The Russian Church does not need to fear isolation. If Constantinople continues its anti-canonical actions, it will place itself outside the canonical space, outside the understanding of church order that distinguishes the Orthodox Church.

–  Which Churches have already expressed a firm and unequivocal support for the stand taken by the Russian Orthodox Church? Will they make official statements on this issue? Is there a possibility that they may change their opinion?

– Recently I have had talks with many Primates of Orthodox Churches and can testify that in the Orthodox world there is a shared understanding that it is possible to overcome the schism in Ukraine only on canonical principles. The intention of the Patriarchate of Constantinople to create an autocephalous Church through merging the schismatics in a single structure without repentance of this sin of schism and by completely ignoring the already existing canonical Church in Ukraine is incompatible with canons. It is not a way of healing but legalizing a schism. The Holy Synod of the Russian Orthodox Church has appealed to the Local Churches to initiate a pan-Orthodox consideration of the church situation in Ukraine.
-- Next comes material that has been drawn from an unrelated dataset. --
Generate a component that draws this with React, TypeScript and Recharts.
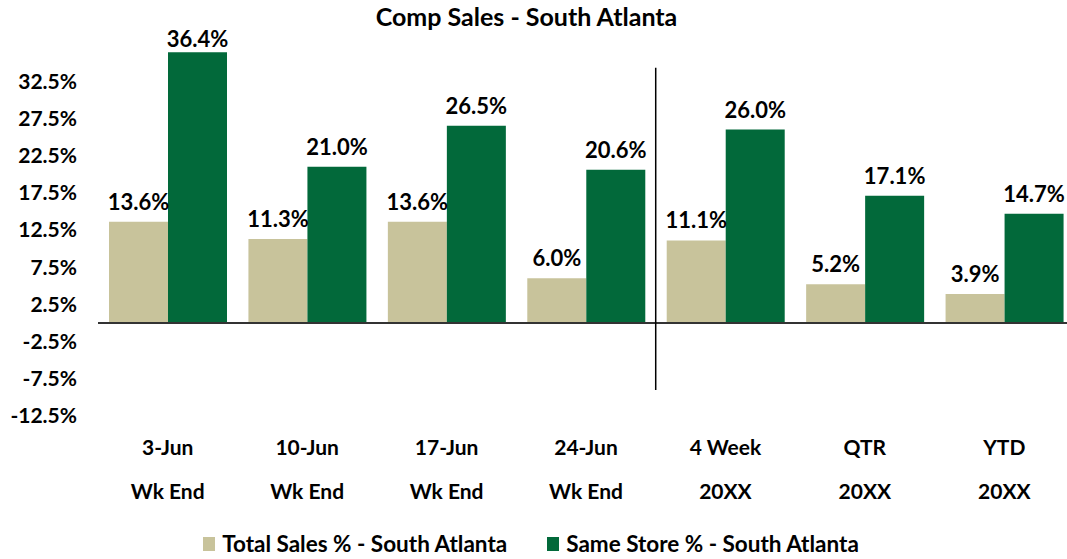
import { BarChart, Bar, XAxis, YAxis, ReferenceLine, LabelList } from "recharts";

const categories = ["3-Jun", "10-Jun", "17-Jun", "24-Jun", "4 Week", "QTR", "YTD"];
const subLabels = ["Wk End", "Wk End", "Wk End", "Wk End", "20XX", "20XX", "20XX"];
const totalSales = [13.6, 11.3, 13.6, 6.0, 11.1, 5.2, 3.9];
const sameStore = [36.4, 21.0, 26.5, 20.6, 26.0, 17.1, 14.7];
const yTicks = [-12.5, -7.5, -2.5, 2.5, 7.5, 12.5, 17.5, 22.5, 27.5, 32.5];

const TAN = "#C8C39B";
const GREEN = "#02693A";
const FONT = "Lato, 'Noto Sans', sans-serif";

const data = categories.map((name, i) => ({
  name,
  sub: subLabels[i],
  total: totalSales[i],
  same: sameStore[i],
}));

function CategoryTick({ x, y, payload, index }: any) {
  return (
    <g>
      <text x={x} y={y + 30} textAnchor="middle" dominantBaseline="central" fontFamily={FONT} fontWeight={700} fontSize={21} fill="#000">
        {payload.value}
      </text>
      <text x={x} y={y + 74} textAnchor="middle" dominantBaseline="central" fontFamily={FONT} fontWeight={700} fontSize={21} fill="#000">
        {subLabels[index]}
      </text>
    </g>
  );
}

function ValueLabel({ x, y, width, value }: any) {
  // keep labels inside the chart area (Excel pushes the tallest one down)
  const ty = Math.max(y - 12, 47);
  return (
    <text x={x + width / 2} y={ty} textAnchor="middle" fontFamily={FONT} fontWeight={700} fontSize={22} fill="#000">
      {Number(value).toFixed(1)}%
    </text>
  );
}

const legendItems = [
  { label: "Total Sales % - South Atlanta", color: TAN },
  { label: "Same Store % - South Atlanta", color: GREEN },
];

export default function App() {
  return (
    <div style={{ position: "absolute", left: 0, top: 0, width: 1067, height: 559, overflow: "hidden", background: "#fff", fontFamily: FONT }}>
      <div style={{ position: "absolute", top: 1, left: 0, width: 1053, textAlign: "center", fontSize: 25, fontWeight: 700, color: "#000", lineHeight: "30px" }}>
        Comp Sales - South Atlanta
      </div>

      <BarChart
        width={1080}
        height={520}
        data={data}
        margin={{ top: 44, right: 6, bottom: 0, left: 0 }}
        barCategoryGap={11}
        barGap={0}
      >
        <XAxis
          dataKey="name"
          height={104}
          axisLine={false}
          tickLine={false}
          tickSize={0}
          tickMargin={0}
          interval={0}
          tick={<CategoryTick />}
        />
        <YAxis
          width={98}
          domain={[-12.5, 37.5]}
          ticks={yTicks}
          axisLine={false}
          tickLine={false}
          tickSize={0}
          tickMargin={21}
          tickFormatter={(v: number) => `${v.toFixed(1)}%`}
          tick={{ fontFamily: FONT, fontWeight: 700, fontSize: 21, fill: "#000" }}
        />
        <Bar dataKey="total" fill={TAN} isAnimationActive={false}>
          <LabelList dataKey="total" content={<ValueLabel />} />
        </Bar>
        <Bar dataKey="same" fill={GREEN} isAnimationActive={false}>
          <LabelList dataKey="same" content={<ValueLabel />} />
        </Bar>
        <ReferenceLine y={0} stroke="#333" strokeWidth={2} />
        {/* divider between weekly and period columns, at the start of the "4 Week" band */}
        <ReferenceLine
          position="start"
          segment={[{ x: categories[4], y: -9 }, { x: categories[4], y: 34.3 }]}
          stroke="#000"
          strokeWidth={1.5}
        />
      </BarChart>

      <div style={{ position: "absolute", top: 530, left: 0, width: 1062, display: "flex", justifyContent: "center", gap: 40, fontSize: 22.5, fontWeight: 700, color: "#000" }}>
        {legendItems.map((item) => (
          <div key={item.label} style={{ display: "flex", alignItems: "center", gap: 7 }}>
            <span style={{ display: "inline-block", width: 12, height: 14, background: item.color }} />
            <span>{item.label}</span>
          </div>
        ))}
      </div>
    </div>
  );
}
I hope that the Local Churches will respond to this appeal since everybody are aware of our common responsibility for the unity of the Orthodox Church, which can be irretrievably damaged if the process of granting autocephaly to the schismatics is carried by the Patriarchate of Constantinople to its conclusion.
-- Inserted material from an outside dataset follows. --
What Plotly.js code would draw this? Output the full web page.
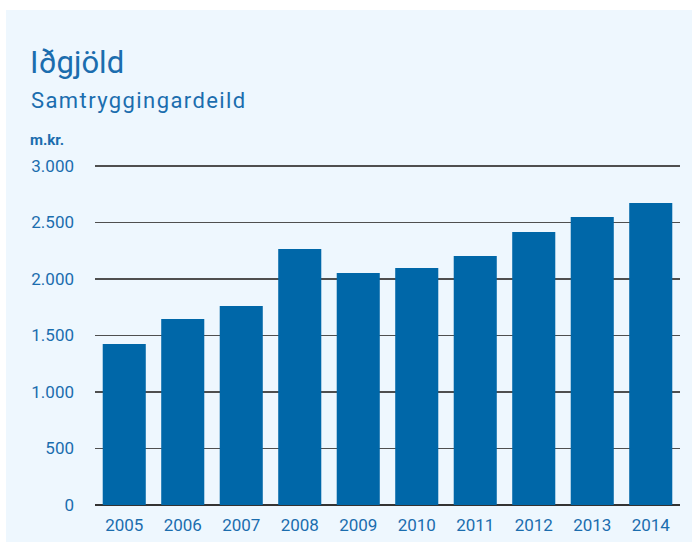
<!DOCTYPE html>
<html>
<head>
<meta charset="utf-8">
<script src="https://cdn.plot.ly/plotly-3.0.1.min.js"></script>
<style>html,body{margin:0;padding:0;background:#fff;}#chart{width:692px;height:542px;}</style>
</head>
<body>
<div id="chart"></div>
<script>
const years = ["2005","2006","2007","2008","2009","2010","2011","2012","2013","2014"];
const values = [1425, 1646, 1761, 2265, 2053, 2097, 2204, 2416, 2549, 2673];
const yTicks = [0, 500, 1000, 1500, 2000, 2500, 3000];
const titleText = "Iðgjöld";
const subtitleText = "Samtryggingardeild";
const unitText = "m.kr.";

const textColor = "#1B6DAE";
const L = 95, R = 12, T = 163, B = 37, W = 692, H = 542;
const pw = W - L - R, ph = H - T - B;
const px = x => (x - L) / pw;
const py = y => (H - B - y) / ph;
const yTop = 3000 * ph / 339;

const trace = {
  type: "bar",
  x: years,
  y: values,
  marker: {color: "#0067A8"},
  hoverinfo: "x+y"
};

const layout = {
  width: W, height: H,
  margin: {l: L, r: R, t: T, b: B, pad: 0},
  paper_bgcolor: "#ffffff",
  plot_bgcolor: "rgba(0,0,0,0)",
  separators: ",.",
  bargap: 0.264,
  showlegend: false,
  font: {family: "Roboto, sans-serif", color: textColor},
  xaxis: {
    type: "category",
    showgrid: false,
    showline: false,
    zeroline: false,
    ticks: "",
    tickfont: {size: 17, color: textColor},
    ticklabelstandoff: 8
  },
  yaxis: {
    range: [0, yTop],
    tickvals: yTicks,
    tickformat: ",d",
    showgrid: true,
    gridcolor: "#4f4f4f",
    gridwidth: 1.6,
    zeroline: true,
    zerolinecolor: "#333333",
    zerolinewidth: 1.6,
    showline: false,
    ticks: "",
    tickfont: {size: 17, color: textColor},
    ticklabelstandoff: 20
  },
  shapes: [{
    type: "rect", xref: "paper", yref: "paper", layer: "below",
    x0: px(6), x1: px(W + 10), y0: py(H + 10), y1: py(10),
    fillcolor: "#EEF7FE", line: {width: 0}
  }],
  annotations: [
    {text: titleText, xref: "paper", yref: "paper", x: px(28), y: py(62),
     xanchor: "left", yanchor: "middle", showarrow: false,
     font: {size: 31, color: textColor, family: "Roboto, sans-serif"}},
    {text: subtitleText, xref: "paper", yref: "paper", x: px(29), y: py(100),
     xanchor: "left", yanchor: "middle", showarrow: false,
     font: {size: 22, color: textColor, family: "Roboto, sans-serif"}},
    {text: "<b>" + unitText + "</b>", xref: "paper", yref: "paper", x: px(28), y: py(140),
     xanchor: "left", yanchor: "middle", showarrow: false,
     font: {size: 15, color: textColor, family: "Roboto, sans-serif"}}
  ]
};

Plotly.newPlot("chart", [trace], layout, {displayModeBar: false, staticPlot: true}).then(() => {
  const ann = document.querySelectorAll("#chart .annotation-text");
  const el = ann[1];
  if (el) {
    const before = el.getBBox().x;
    el.style.letterSpacing = "1.4px";
    const after = el.getBBox().x;
    const prev = el.getAttribute("transform") || "";
    el.setAttribute("transform", prev + " translate(" + (before - after) + ",0)");
  }
});
</script>
</body>
</html>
–  How will the Russian Orthodox Church build its relations with the Churches which will take Constantinople’s side?

–  I believe all the Local Churches realize that the legalization of the schism, if effected, will not make it canonical and they will not enter in communion with the structure made up of schismatics.

–  The financial side of the Moscow Patriarchate’s loss of Ukrainian dioceses, has it been evaluated?

–  In general, it is wrong to link problems of church unity with any financial calculations.

Besides, it should be pointed out that the Ukrainian Orthodox Church enjoys in the Moscow Patriarchate the rights of broad self-governance including full independence in financial and economic matters. For many decades now, no funds have been transferred from Ukraine to the common church budget.

Therefore, our unity by no means is linked with money, and it would be strange to believe that this matter would be of interest to us now too.

–  Does the Russian Orthodox Church receive support from other confessions?

–  As for other religious confessions in Ukraine, it can be stated that there is an explicit support from them to the canonical Church. The Vatican does not maintain any relations with the Ukrainian schismatics. Representatives of the Roman Catholic Church has repeatedly condemned in public the oppression of the Ukrainian Orthodox Church, in particular discriminatory Bills Nos 4128 and 4511 under consideration in the Supreme Rada since these provide for the deprivation of the canonical Church in Ukraine of its rights and legalization of mechanisms for capturing its churches.

Pope Francis of Rome has written to His Holiness Patriarch Kirill about his concern for the development of the discriminatory bills, and in their joint declaration after their Havana meeting in 2016, they stressed that ‘Orthodox and Greek Catholics are in need of reconciliation and of mutually acceptable forms of co–existence’.

During the meeting with a delegation of the Moscow Patriarchate in May 2018, Pope Francis very clearly formulated the position of the Holy See on Ukraine, stating, ‘the Catholic Church will never allow an attitude of division to be born on its own. We will never allow it… the Catholic Churches, should not interfere in internal affairs of the Russian Orthodox Church, not even in political matters’.

The apostolic nunciature in Ukraine reported about the meetings of high-ranking representatives of the Holy See Secretariat of State with the Ukrainian ambassador to express concern; this topic was also dealt with during the visit made to Ukraine by the Vatican Secretary of State Pietro Parolin.

The high-ranking representatives of the diocese of Kharkov and Zaporozhe, Bishops Stanislav Shikoradyuk and Yan Sobilo, assessed Bill 4128 aimed against the canonical Ukrainian Orthodox Church as provocative and capable of bringing about a religious war in Ukraine. According to their unambiguous assessment, this bill is an act of raid and ‘creation of a corruptive scheme to make parishes move freely to the Kiev Patriarchate’, and actually ‘a return to the last century 30s’.

Concern for the situation has been also expressed by Archbishop Justin Welby of Canterbury. He said that ‘we are deeply saddened by these complications… and their potential impact on the whole Orthodox world… We lift up prayers for their peaceful solution’.

The General Secretary of the World Council of Churches, the Rev. Olav Tveit, in his letter to Peter Poroshenko and Andrey Porubiy expressed protest against the bills seeing in them a violation of freedom of faith in Ukraine.

The secretary of the Ukrainian Lutheran Church Ihor Rudzik described the bills as interference in the internal church affairs. Similarly, Eugene Ziskind, executive director of the Association of Jewish Religious Organizations in Ukraine, stated that Bill No. 4128 ‘opens a way to raid activity, capture of church buildings and lands’.

–  In your opinion, what is the most optimistic and the least optimistic scenarios of further developments?

–  I would not like now to present myself as a futurologist. The Holy Synod of the Russian Orthodox Church, in its recent statement, clearly outlines its position pointing to the consequences to which any further invasion of the Patriarch of Constantinople to Ukraine will lead and which I have already stated above. I believe that a pan-Orthodox discussion on the church situation in Ukraine can prevent a tragic division of Orthodoxy.